Les parents de A. n’étaient pas riches.

Ils tenaient simplement à l’éducation de leur fils. Dès ses 11 ans, il fut inscrit à l’école militaire.

Bachelier avec les honneurs, deux ans de DUT : des succès. Puis un autre, plus grand encore. Une sélection pour une bourse et une formation d’officier commando parachutiste en Allemagne. Encore une fois, réussite aux tests. L’Allemagne, synonyme de réussite se rapprochait.

Deux jours avant le rendez-vous final à l’ambassade, un gradé a informé A. que son projet était annulé. Pas la peine de se présenter à l’Ambassade, sauf pour récupérer le passeport et abandonner l’idée de partir.
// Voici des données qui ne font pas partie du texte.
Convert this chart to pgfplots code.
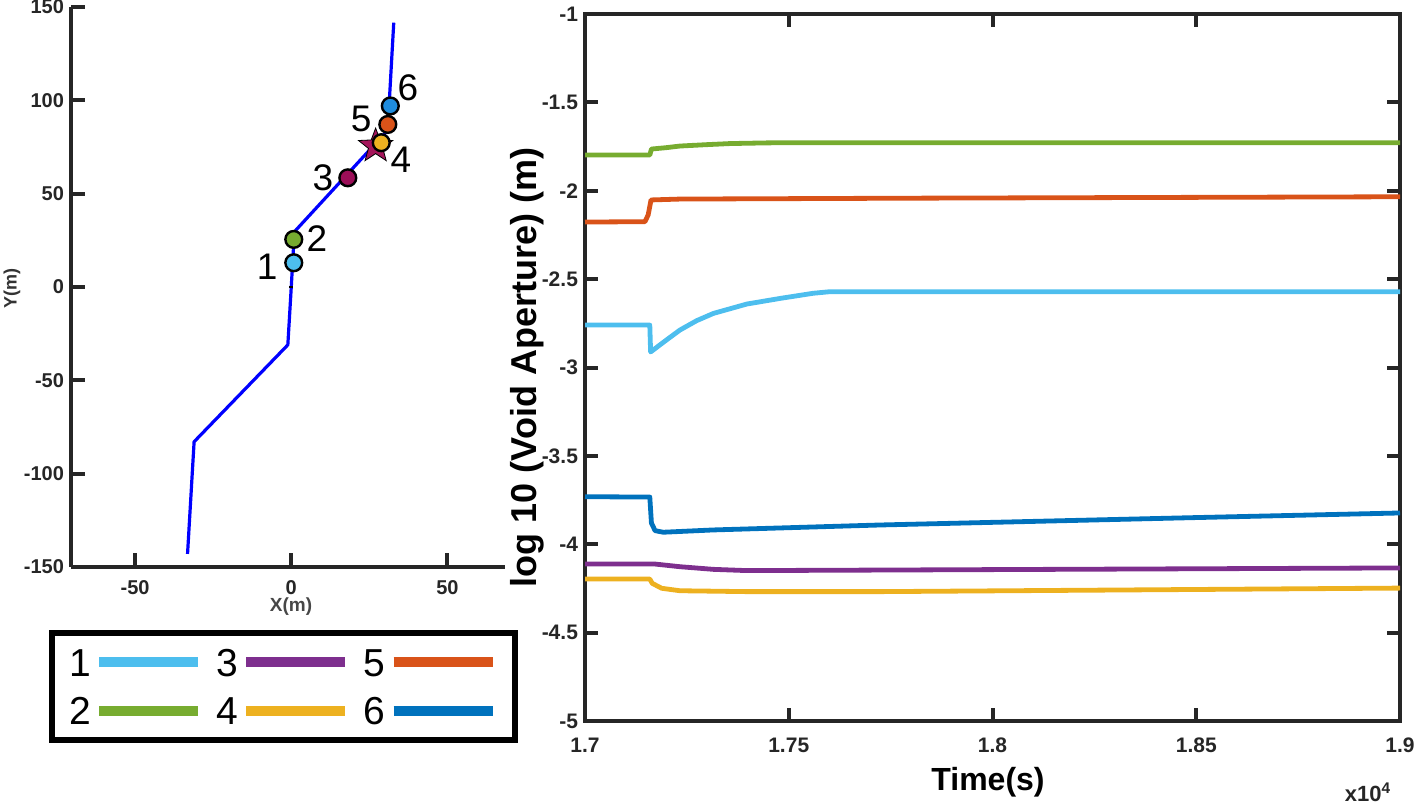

Il tenterait sa chance l’année prochaine. Seulement, lorsqu’il est allé récupérer son passeport, surprise : sur une des pages le visa figurait bel et bien. Aucune remarque par rapport à un changement de plan lui fut communiqué, juste une information utile : ils voyageaient le lendemain.

C’est exactement le concept de l’échelle sociale : tu peux naître pauvre, mais l’éducation est supposée te faire changer de catégorie. C’est sûrement ce qu’on a dû vendre à A. « Fais des études, persévère, tu vas t’élever », et ça allait payer d’ailleurs, puisqu’il avait son passeport, son visa et un départ programmé pour le lendemain. Logiquement, la situation devrait changer, et il ferait partie des gens importants, aurait du prestige et du réseau.

Mais il y a des endroits où cette échelle n’existe pas, où tu gravis les 4 premières marches et que tu te retrouves à devoir demander à une personne de te donner les échelons manquants. Encore faut-il connaitre un menuisier ou un type qualifié dans les ascensions. C’est exactement ce qui est arrivé à A. ce soir-là, lorsqu’un gradé lui a expressément recommandé de ne surtout pas prendre ce vol car dans tous les cas il n’allait pas étudier en Allemagne, pire encore, on allait le refouler.

Sous d’autres cieux, A. se serait rebellé, aurait cherché à comprendre, aurait saisi le recteur de l’université et il aurait eu gain de cause. Mais c’était un gradé et A. n’en avait pas. Aucune autorité, aucune quelconque appartenance qui aurait pu changer son destin. C’était injuste mais « Dieu sait mieux ».

Lorsque l’avion a décollé, A. était chez lui. Et lorsque pendant des semaines ses amis lui ont rapporté qu’en Allemagne son nom figurait dans la liste et que chaque matin on espérait qu’il réponde présent, il était chez lui. D’ailleurs il n’est plus jamais reparti à l’école après ça. Démotivé, mais ce visa toujours dans son passeport… Il partirait.

Quelque part en Europe, A. est en train de se refaire.